The next party, on July 29, is Sweater Funk’s last weekly event at The Knockout before it goes on a brief hiatus. An official 10th anniversary celebration takes place at the Elbo Room on September 29, and the crew will bring back Sweater Funk as a monthly on Nov. 10, holding down second Saturdays at The Knockout.
Boogie is a subgenre of funk that might sound familiar to anyone who was listening to the radio when bands like Tavares and Slave were popular—or it might sound like disco. Yet the slower, bass-heavy boogie, which Sweater Funk popularized locally, is a direct result of the so-called “disco sucks” movement of the late ’70s, during which mostly white, male rock fans publicly rallied against the genre. Critics have since interpreted the movement as a backlash against disco fans and artists—many of whom were black and Latino, queer and female.
“Disco and uptempo R&B had to go underground again and it got cooler. It got black again, it got gay again and it got good again. It got sexier, it got funkier,” says Jacob Pena, aka DJ Guillermo, adding that Michael Jackson and Prince dabbled in boogie. “I think this is a really accessible genre; it’s positive and the lyrical content is almost always about love.”

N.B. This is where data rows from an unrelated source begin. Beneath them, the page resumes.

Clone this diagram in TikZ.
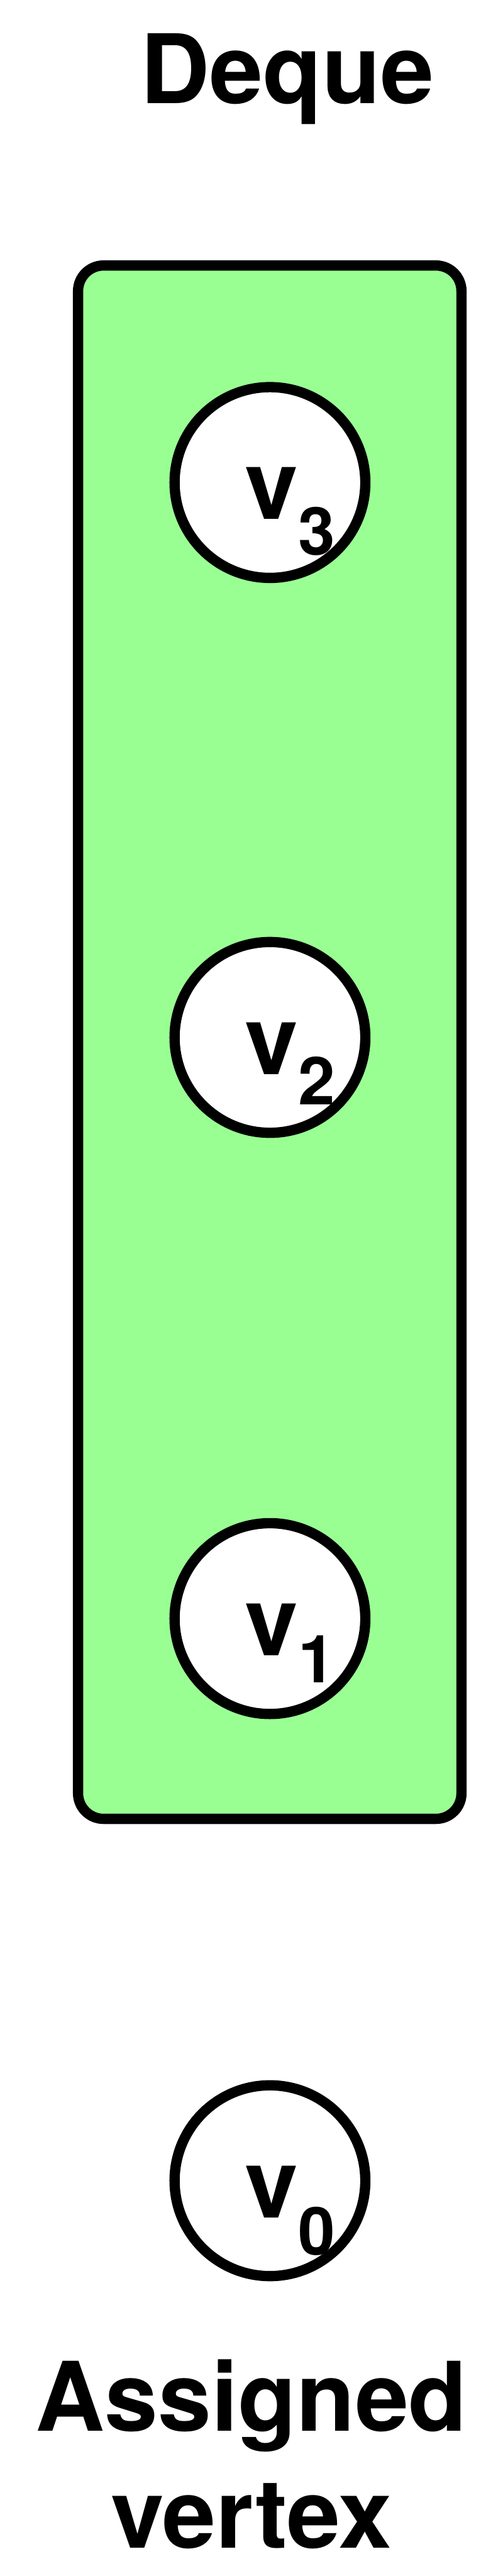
\documentclass[tikz,border=0pt]{standalone}
\usepackage{fontspec}
\setmainfont{TeX Gyre Heros}
\definecolor{dqgreen}{RGB}{153,255,147}
\newcommand{\vlab}[2]{{\fontsize{25.2}{25.2}\selectfont v}\raisebox{-#2pt}{\fontsize{17.4}{17.4}\selectfont #1}}
\begin{document}
\begin{tikzpicture}[x=0.1pt,y=-0.1pt, line width=2.7pt, font=\bfseries,
  vert/.style={circle, draw=black, fill=white, minimum size=50.1pt, inner sep=0pt},
  dequebox/.style={draw=black, fill=dqgreen, rounded corners=6.7pt, inner sep=0pt},
  bigtext/.style={font=\bfseries\fontsize{25.2}{30.6}\selectfont, inner sep=0pt, text=black},
  vtext/.style={inner sep=0pt, anchor=base west, font=\bfseries}]
\useasboundingbox (0,0) rectangle (1320,6764);
\node[dequebox, minimum width=100.7pt, minimum height=407.9pt] (deque) at (708.5,2736.5) {};
\node[vert] (c3) at (709,1267) {};
\node[vert] (c2) at (709,2724) {};
\node[vert] (c1) at (709,4250) {};
\node[vert] (c0) at (709,5726) {};
\node[vtext] (l3) at (630,1364) {\vlab{3}{9.3}};
\node[vtext] (l2) at (630,2821) {\vlab{2}{7.9}};
\node[vtext] (l1) at (630,4347) {\vlab{1}{7.1}};
\node[vtext] (l0) at (630,5823) {\vlab{0}{9.8}};
\node[bigtext, anchor=base] (title) at (755,272) {Deque};
\node[bigtext, anchor=base, align=center] (assigned) at (660,6690) {Assigned\\vertex};
\end{tikzpicture}
\end{document}
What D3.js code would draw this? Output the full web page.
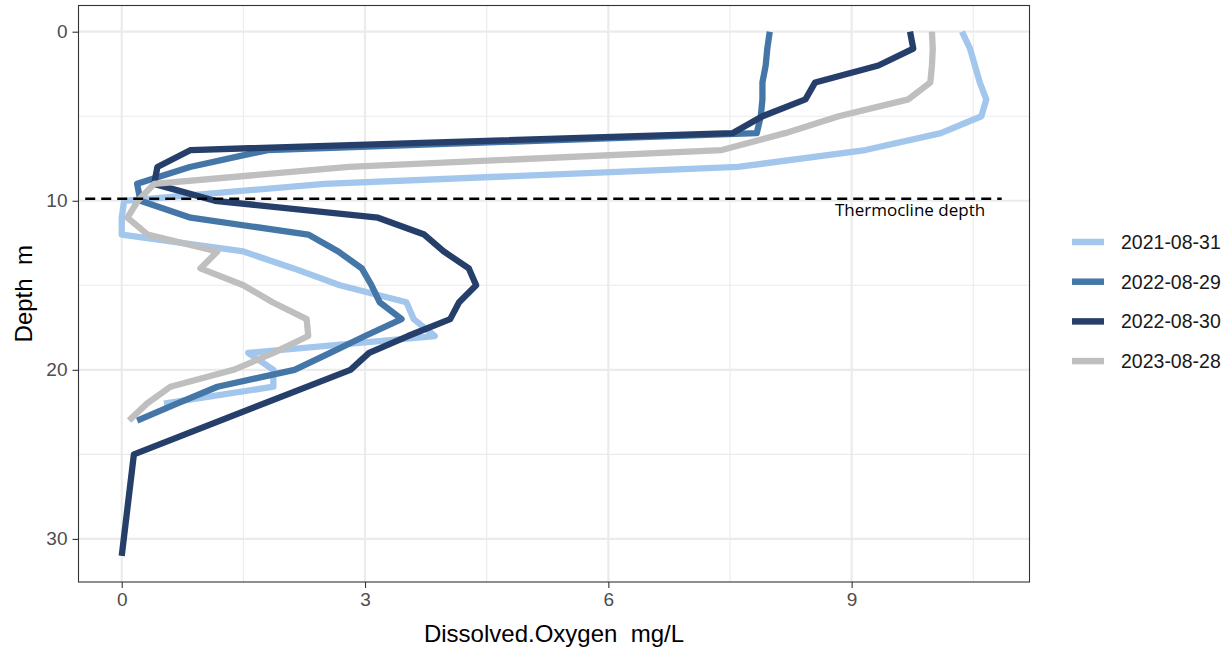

Co-founders Jon Blunk and Pena, both former Southern California residents and longtime DJs, met at a Long Beach soul night called Good Foot and bonded over their love of obscure funk records. Both moved to the Bay Area circa 2005–2006 and, inspired by legendary Los Angles boogie party Funkmosphere, started a boogie night in the basement of Chinatown’s Li-Po Lounge in 2008.